## Available data
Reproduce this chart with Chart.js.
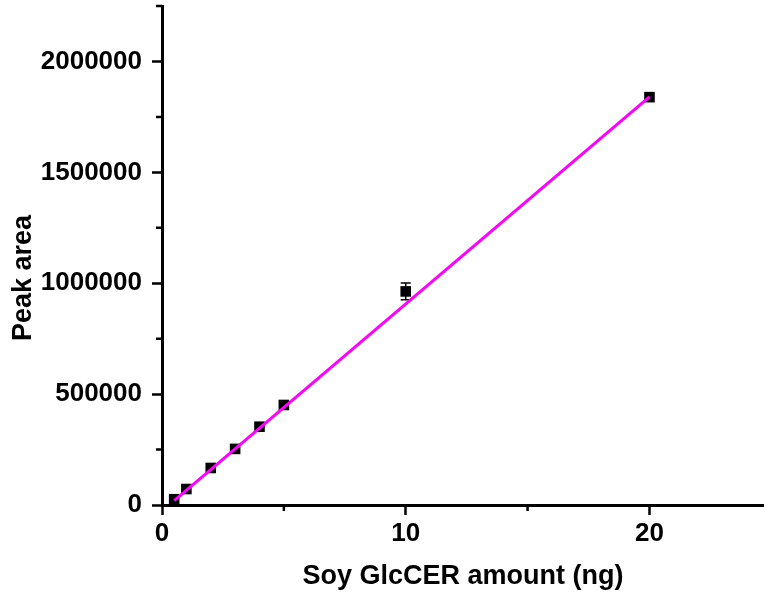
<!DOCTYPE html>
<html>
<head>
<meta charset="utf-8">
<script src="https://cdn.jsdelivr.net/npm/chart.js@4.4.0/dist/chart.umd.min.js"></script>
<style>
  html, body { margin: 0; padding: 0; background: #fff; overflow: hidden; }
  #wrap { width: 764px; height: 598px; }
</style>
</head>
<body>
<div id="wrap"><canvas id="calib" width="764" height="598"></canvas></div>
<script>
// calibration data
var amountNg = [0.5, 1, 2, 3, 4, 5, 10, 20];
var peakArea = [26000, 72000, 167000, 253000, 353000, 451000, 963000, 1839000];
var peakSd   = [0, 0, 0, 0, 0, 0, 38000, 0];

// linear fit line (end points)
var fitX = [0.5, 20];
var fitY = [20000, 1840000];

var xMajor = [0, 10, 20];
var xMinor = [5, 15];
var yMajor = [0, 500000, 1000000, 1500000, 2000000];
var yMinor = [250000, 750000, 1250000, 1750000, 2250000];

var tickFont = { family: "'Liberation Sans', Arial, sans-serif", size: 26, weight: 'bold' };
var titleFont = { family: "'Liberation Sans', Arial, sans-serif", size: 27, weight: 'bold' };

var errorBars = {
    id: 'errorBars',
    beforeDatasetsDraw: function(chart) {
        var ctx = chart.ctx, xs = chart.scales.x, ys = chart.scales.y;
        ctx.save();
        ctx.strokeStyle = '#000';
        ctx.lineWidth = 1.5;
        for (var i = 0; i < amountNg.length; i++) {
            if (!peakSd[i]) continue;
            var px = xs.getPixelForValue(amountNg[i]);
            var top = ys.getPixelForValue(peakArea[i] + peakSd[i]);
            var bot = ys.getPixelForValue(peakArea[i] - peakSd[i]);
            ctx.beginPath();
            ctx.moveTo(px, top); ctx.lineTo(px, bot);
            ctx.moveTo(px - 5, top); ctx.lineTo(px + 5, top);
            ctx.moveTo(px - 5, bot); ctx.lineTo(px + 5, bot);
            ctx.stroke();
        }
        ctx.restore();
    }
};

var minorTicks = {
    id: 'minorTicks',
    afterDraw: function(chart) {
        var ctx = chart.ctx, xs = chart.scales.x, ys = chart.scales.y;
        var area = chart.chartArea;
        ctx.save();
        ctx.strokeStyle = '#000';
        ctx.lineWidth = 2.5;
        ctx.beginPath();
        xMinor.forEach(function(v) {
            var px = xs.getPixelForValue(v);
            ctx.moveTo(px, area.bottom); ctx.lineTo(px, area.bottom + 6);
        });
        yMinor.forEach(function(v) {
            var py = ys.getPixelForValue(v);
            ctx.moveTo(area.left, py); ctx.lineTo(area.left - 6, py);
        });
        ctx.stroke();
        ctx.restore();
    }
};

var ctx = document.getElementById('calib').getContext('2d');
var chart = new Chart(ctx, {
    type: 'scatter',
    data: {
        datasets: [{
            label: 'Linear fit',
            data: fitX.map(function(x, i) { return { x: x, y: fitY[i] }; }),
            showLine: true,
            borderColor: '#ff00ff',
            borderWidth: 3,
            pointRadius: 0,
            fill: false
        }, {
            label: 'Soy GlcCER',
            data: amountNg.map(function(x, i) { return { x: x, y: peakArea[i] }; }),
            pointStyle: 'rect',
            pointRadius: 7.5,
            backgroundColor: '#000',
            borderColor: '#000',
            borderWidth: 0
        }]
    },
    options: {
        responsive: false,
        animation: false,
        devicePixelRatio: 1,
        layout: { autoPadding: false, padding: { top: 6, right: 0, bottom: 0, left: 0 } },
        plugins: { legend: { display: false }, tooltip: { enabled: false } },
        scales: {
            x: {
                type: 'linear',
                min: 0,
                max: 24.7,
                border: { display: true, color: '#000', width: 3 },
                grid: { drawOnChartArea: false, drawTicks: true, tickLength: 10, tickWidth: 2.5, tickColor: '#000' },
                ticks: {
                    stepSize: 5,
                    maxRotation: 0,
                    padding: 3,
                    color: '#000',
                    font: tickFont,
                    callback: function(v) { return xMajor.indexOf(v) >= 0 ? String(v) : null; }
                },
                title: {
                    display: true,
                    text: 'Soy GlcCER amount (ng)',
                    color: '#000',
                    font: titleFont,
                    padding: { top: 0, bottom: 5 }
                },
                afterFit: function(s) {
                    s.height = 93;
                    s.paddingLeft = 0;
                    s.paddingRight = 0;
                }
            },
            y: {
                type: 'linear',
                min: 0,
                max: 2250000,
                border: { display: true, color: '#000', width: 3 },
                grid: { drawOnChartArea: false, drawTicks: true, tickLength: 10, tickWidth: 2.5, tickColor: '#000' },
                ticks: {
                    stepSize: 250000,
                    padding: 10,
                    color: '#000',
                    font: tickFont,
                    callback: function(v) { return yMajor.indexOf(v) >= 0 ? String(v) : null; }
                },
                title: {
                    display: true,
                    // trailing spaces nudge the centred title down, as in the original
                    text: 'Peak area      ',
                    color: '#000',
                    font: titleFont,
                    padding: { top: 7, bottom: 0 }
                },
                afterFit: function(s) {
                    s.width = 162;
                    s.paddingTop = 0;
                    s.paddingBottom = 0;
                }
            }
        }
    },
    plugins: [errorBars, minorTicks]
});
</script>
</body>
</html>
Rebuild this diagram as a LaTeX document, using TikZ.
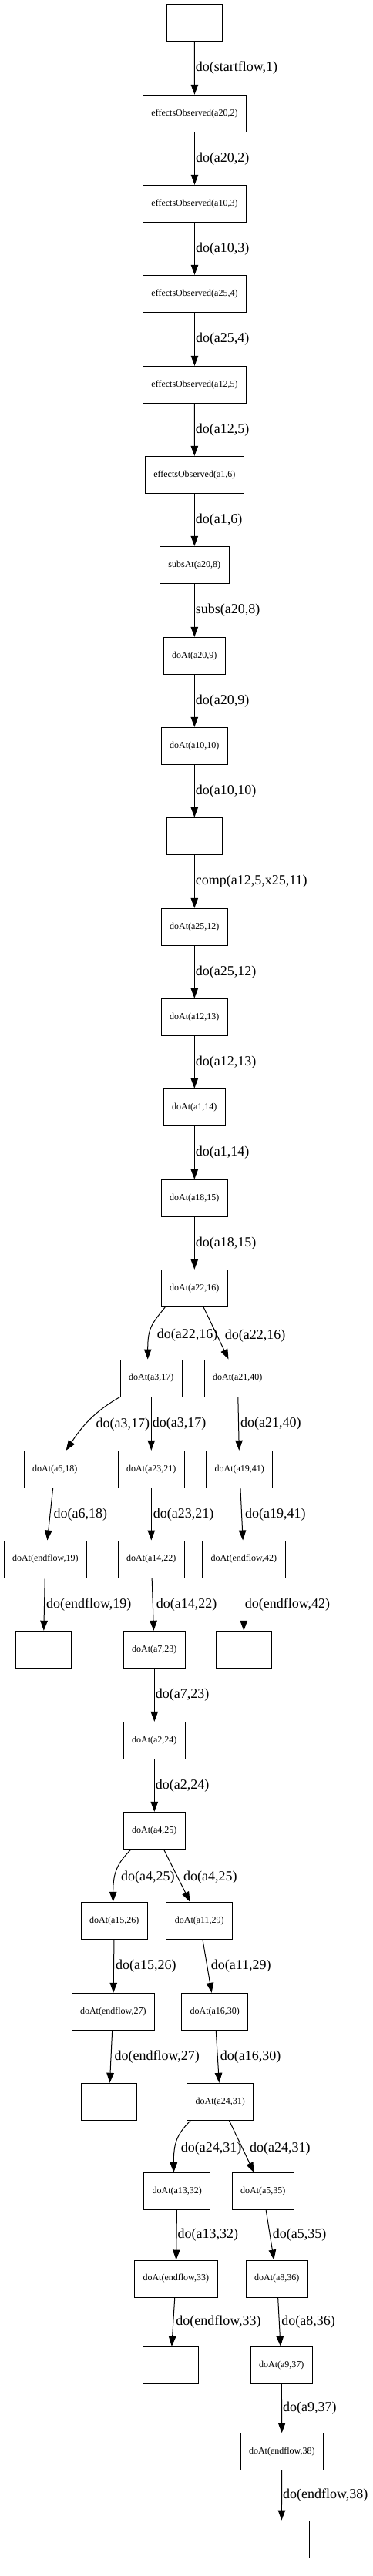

## Aim
Pictures are to be left out; all else in the entries above is to be quoted exactly.

## Correct result
Reproduce this chart with Chart.js.
<!DOCTYPE html>
<html>
<head>
<meta charset="utf-8">
<script src="https://cdn.jsdelivr.net/npm/chart.js@4.4.0/dist/chart.umd.min.js"></script>
<style>
  html, body { margin: 0; padding: 0; background: #fff; overflow: hidden; }
  #wrap { width: 764px; height: 598px; }
</style>
</head>
<body>
<div id="wrap"><canvas id="calib" width="764" height="598"></canvas></div>
<script>
// calibration data
var amountNg = [0.5, 1, 2, 3, 4, 5, 10, 20];
var peakArea = [26000, 72000, 167000, 253000, 353000, 451000, 963000, 1839000];
var peakSd   = [0, 0, 0, 0, 0, 0, 38000, 0];

// linear fit line (end points)
var fitX = [0.5, 20];
var fitY = [20000, 1840000];

var xMajor = [0, 10, 20];
var xMinor = [5, 15];
var yMajor = [0, 500000, 1000000, 1500000, 2000000];
var yMinor = [250000, 750000, 1250000, 1750000, 2250000];

var tickFont = { family: "'Liberation Sans', Arial, sans-serif", size: 26, weight: 'bold' };
var titleFont = { family: "'Liberation Sans', Arial, sans-serif", size: 27, weight: 'bold' };

var errorBars = {
    id: 'errorBars',
    beforeDatasetsDraw: function(chart) {
        var ctx = chart.ctx, xs = chart.scales.x, ys = chart.scales.y;
        ctx.save();
        ctx.strokeStyle = '#000';
        ctx.lineWidth = 1.5;
        for (var i = 0; i < amountNg.length; i++) {
            if (!peakSd[i]) continue;
            var px = xs.getPixelForValue(amountNg[i]);
            var top = ys.getPixelForValue(peakArea[i] + peakSd[i]);
            var bot = ys.getPixelForValue(peakArea[i] - peakSd[i]);
            ctx.beginPath();
            ctx.moveTo(px, top); ctx.lineTo(px, bot);
            ctx.moveTo(px - 5, top); ctx.lineTo(px + 5, top);
            ctx.moveTo(px - 5, bot); ctx.lineTo(px + 5, bot);
            ctx.stroke();
        }
        ctx.restore();
    }
};

var minorTicks = {
    id: 'minorTicks',
    afterDraw: function(chart) {
        var ctx = chart.ctx, xs = chart.scales.x, ys = chart.scales.y;
        var area = chart.chartArea;
        ctx.save();
        ctx.strokeStyle = '#000';
        ctx.lineWidth = 2.5;
        ctx.beginPath();
        xMinor.forEach(function(v) {
            var px = xs.getPixelForValue(v);
            ctx.moveTo(px, area.bottom); ctx.lineTo(px, area.bottom + 6);
        });
        yMinor.forEach(function(v) {
            var py = ys.getPixelForValue(v);
            ctx.moveTo(area.left, py); ctx.lineTo(area.left - 6, py);
        });
        ctx.stroke();
        ctx.restore();
    }
};

var ctx = document.getElementById('calib').getContext('2d');
var chart = new Chart(ctx, {
    type: 'scatter',
    data: {
        datasets: [{
            label: 'Linear fit',
            data: fitX.map(function(x, i) { return { x: x, y: fitY[i] }; }),
            showLine: true,
            borderColor: '#ff00ff',
            borderWidth: 3,
            pointRadius: 0,
            fill: false
        }, {
            label: 'Soy GlcCER',
            data: amountNg.map(function(x, i) { return { x: x, y: peakArea[i] }; }),
            pointStyle: 'rect',
            pointRadius: 7.5,
            backgroundColor: '#000',
            borderColor: '#000',
            borderWidth: 0
        }]
    },
    options: {
        responsive: false,
        animation: false,
        devicePixelRatio: 1,
        layout: { autoPadding: false, padding: { top: 6, right: 0, bottom: 0, left: 0 } },
        plugins: { legend: { display: false }, tooltip: { enabled: false } },
        scales: {
            x: {
                type: 'linear',
                min: 0,
                max: 24.7,
                border: { display: true, color: '#000', width: 3 },
                grid: { drawOnChartArea: false, drawTicks: true, tickLength: 10, tickWidth: 2.5, tickColor: '#000' },
                ticks: {
                    stepSize: 5,
                    maxRotation: 0,
                    padding: 3,
                    color: '#000',
                    font: tickFont,
                    callback: function(v) { return xMajor.indexOf(v) >= 0 ? String(v) : null; }
                },
                title: {
                    display: true,
                    text: 'Soy GlcCER amount (ng)',
                    color: '#000',
                    font: titleFont,
                    padding: { top: 0, bottom: 5 }
                },
                afterFit: function(s) {
                    s.height = 93;
                    s.paddingLeft = 0;
                    s.paddingRight = 0;
                }
            },
            y: {
                type: 'linear',
                min: 0,
                max: 2250000,
                border: { display: true, color: '#000', width: 3 },
                grid: { drawOnChartArea: false, drawTicks: true, tickLength: 10, tickWidth: 2.5, tickColor: '#000' },
                ticks: {
                    stepSize: 250000,
                    padding: 10,
                    color: '#000',
                    font: tickFont,
                    callback: function(v) { return yMajor.indexOf(v) >= 0 ? String(v) : null; }
                },
                title: {
                    display: true,
                    // trailing spaces nudge the centred title down, as in the original
                    text: 'Peak area      ',
                    color: '#000',
                    font: titleFont,
                    padding: { top: 7, bottom: 0 }
                },
                afterFit: function(s) {
                    s.width = 162;
                    s.paddingTop = 0;
                    s.paddingBottom = 0;
                }
            }
        }
    },
    plugins: [errorBars, minorTicks]
});
</script>
</body>
</html>
Rebuild this diagram as a LaTeX document, using TikZ.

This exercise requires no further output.